Cook some glutinous rice flour
- Place 1/2 cup glutinous rice flour onto a small to medium frying pan over low heat. Constantly stir the flour around and cook for about 5-7 minutes. Remove from heat and set flour aside in a small bowl.
Make the black sesame filling
- If your black sesame isn't already toasted, place black sesame in a medium frying pan over medium low heat. Cook, stirring constantly to prevent burning for about 7-10 minutes, until you can hear some popping, or they start to smell very nutty and aromartic. Remove from heat and let cool slightly.
- Place slightly cooled toasted black sesame seeds into a high speed blender or food processor. Add sugar and coconut oil and blend, scraping down the sides as you go. It will look like it won't blend much at first, but as you keep going, the black sesame seeds will become almost like a thick runny lava consistency.
- Add the cooked glutinous rice flour and honey, and blend to combine. It will quickly come together in large clumps. Scrape everything into a medium bowl and fold with a silicone spatula a few times to make sure everything is combined well.
- With a spoon, scoop out and measure 25g portions of the filling, roll each into a little ball, and place onto a parchment lined plate. (At this point, you can use filling right away OR you can cover with plastic wrap and let chill in the fridge until ready to assemble)
Assemble Rabbit Snow skin Mooncake
- When ready to assemble, place a small plate over your scale and measure out 20g of the snow skin for the rabbit body, plus 3g that will be split for the ears and tail. Make sure to wrap up the remaining snow skin as to not let it dry out.

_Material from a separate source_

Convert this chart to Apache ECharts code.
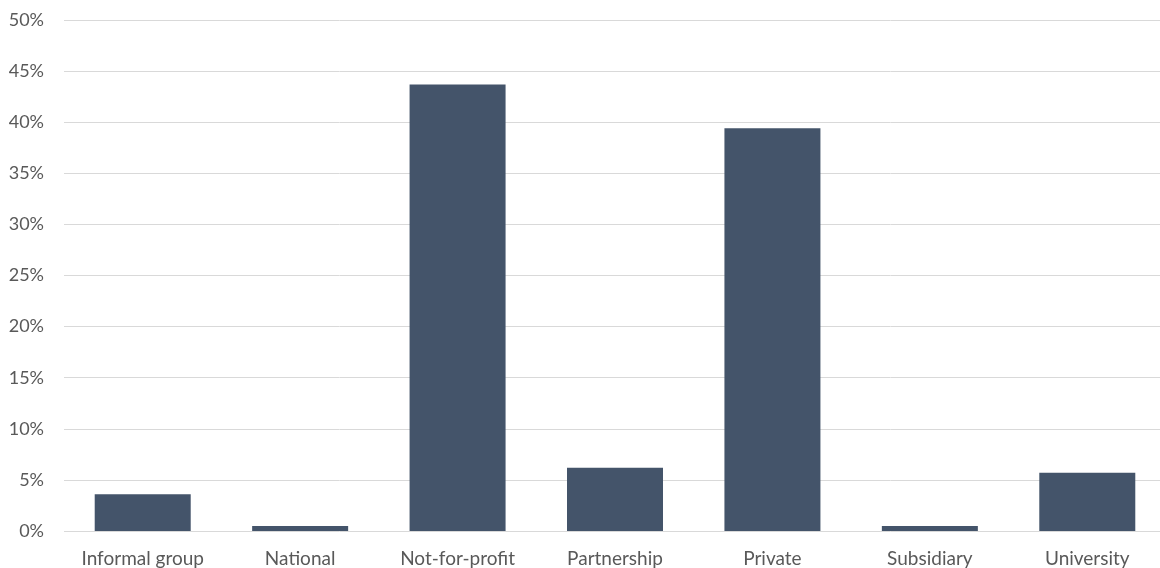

- Roll the 20g piece into a tight ball (if too sticky, wear food safe gloves). Dipping your fingers in a bit of the cooked glutinous flour, start flattening the snow skin ball all around until it's about a 2.5 inch circle (don't have to be exact!). Place a black sesame ball in the center, and with one hand cupping the bottom of the snow skin, use the other hand to gently push and wrap the snow skin up and around the ball. Be gentle and don't tear the snow skin. Keep smoothing the dough up to meet each other and lightly pinch to seal it. Dip the whole ball into a bit of cooked glutinous rice flour and roll gently to form a nice ball.
- Place the ball seam side down on work surface. With your fingers, gently pat and shape it roughly into the shape of a rabbit (refer to photos above). It's basically more of a slight pear shape.
- Taking the 3g portion of snow skin, rip off a small bit for the round tail and two equal pieces for the ears. For the ears, first roll the dough into a ball, then into a fat cylinder. Pinch one end slightly to taper it and pat the other end into a round ear shape.
- Using either a small paint brush or your finger, brush a tiny amount of water onto one side of the tail, gently press it against the back of the rabbit body, holding it there for a second to bind.
- Brush a little water where the ears will go, then gently pat on the ears. Using a chopstick, create an indent in the middle of each ear, slightly pushing it in to secure it at the same time.
- Dip the point end of the chopstick into a little water (tapping off any excess) to stick a sesame seed on the end of the chopstick. Gently press the sesame seed into the face for the rabbit's eye. Repeat for other eye.
- Enjoy right away! Store extras in an airtight container and place in the fridge. WIll be good for up to two days before skin becomes a little hardened.